The sad story of Walter's death

Sinai Desert – February 16th 1916

During the past week our mail has been coming in dribs and drabs and at last I have received your letters – five of them – not too bad for me, also two from Bill, one from Dad, one each from Olive and the only man besides dad you've got left, also one parcel from the nips. Poor kiddies, why do you let them spend all their slender means on this unworthy object? It was just lovely to get it from them also two Ages, one “Ahrgoose” and Globe for all of which I thank you very much. Bill seems to be having a good time and I think he will always have a better and more comfortable billet than the foot slogging concern. I wish I had tried for some other department.

Yesterday our camel patrol got chased by an enemy patrol and so we had to turn out last night and post extra outpost groups, and in case anything happened, two of us had to stop out with them with a stretcher and bandages (and I took fine care to see that my gun was in good going order) but nothing turned up and I spent a sleepless and very cold night out in the bottom of a shallow trench and, instead of getting a bit of a spell today, have been putting up a huge meat safe constructed of sandbags and even now before tea, I can hardly keep my eyes open. The poor old stretcher bearers get put on everything going, and I never had less time to write or time to myself since I enlisted years ago.

Has Lester got over his music fit? He is starting young. If the flageolet is there still, let him have that. It is the same fingering as the whistle and will no be as shrill. I hope he did not mean the Sinai Desert when he was playing “The Land that was Fairer than Day”, for he would be a long way out of it. If anything it is a bit worse than the other place.

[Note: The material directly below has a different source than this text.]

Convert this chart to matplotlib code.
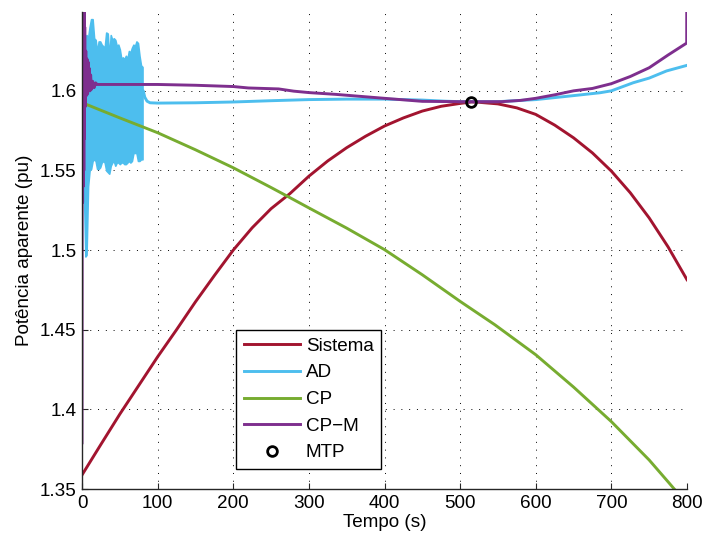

Fancy Wally Dettmer and Ted Matt being named. They have left me a long way behind. I will have to look slippy.

That was a very strange thing for the mail to turn up the way it did. I wrote several letters over again but I do not suppose that will matter very much.

It was pretty rough about Ralph's cousin, Walter Hebbard, I was in Lone Pine to see him a couple of days before it happened and had a good old yarn to him and then on November 29th (I think), while the snow was on we got a terrific bombardment which later settled down on Lone Pine. At least they reserved all the big shells for them and kept us busy with the 75s and guns of like calibre. Well, he came out of that alright for I made enquiries and then, on the following morning when all was quiet, he took an observers place for a moment and was hardly there two minutes before a shell exploded in the trench. There is a bit of doubt as to what sort it was. The Corporal says it was a”shek bomb” (fair beggars they are too) but the men say it was a Hotchkiss shell. Anyhow, it blew one chaps foot off, injured another man and a small piece entered Wally's eye, no one though it was so serious and when they took him away he said “Good-bye, it might have been much worse” and he died a couple of days later. He was a fine fellow. I liked him very much. That is his photo on the trolley when we all went to the Nile Barrage. I saw quite a lot of him at Heliopolis and went out several times with him.

I posted home a couple of things from Gallipoli during the week, a few cartridges and things. I hope they get home safely. They are just are couple of odds and ends but I can get them fixed up into suitable souvenirs when I lob back.

I got my developed films back during the week and although I thought that I had schooled myself for failures, still I was very disappointed, but a few of them are not bad, and during the week I will perhaps have time to print a few.

Hoping all are well, your self in particular, I remain your loving son.

Ps I should have put S.A.G. on the parcel and it would be sure of getting home.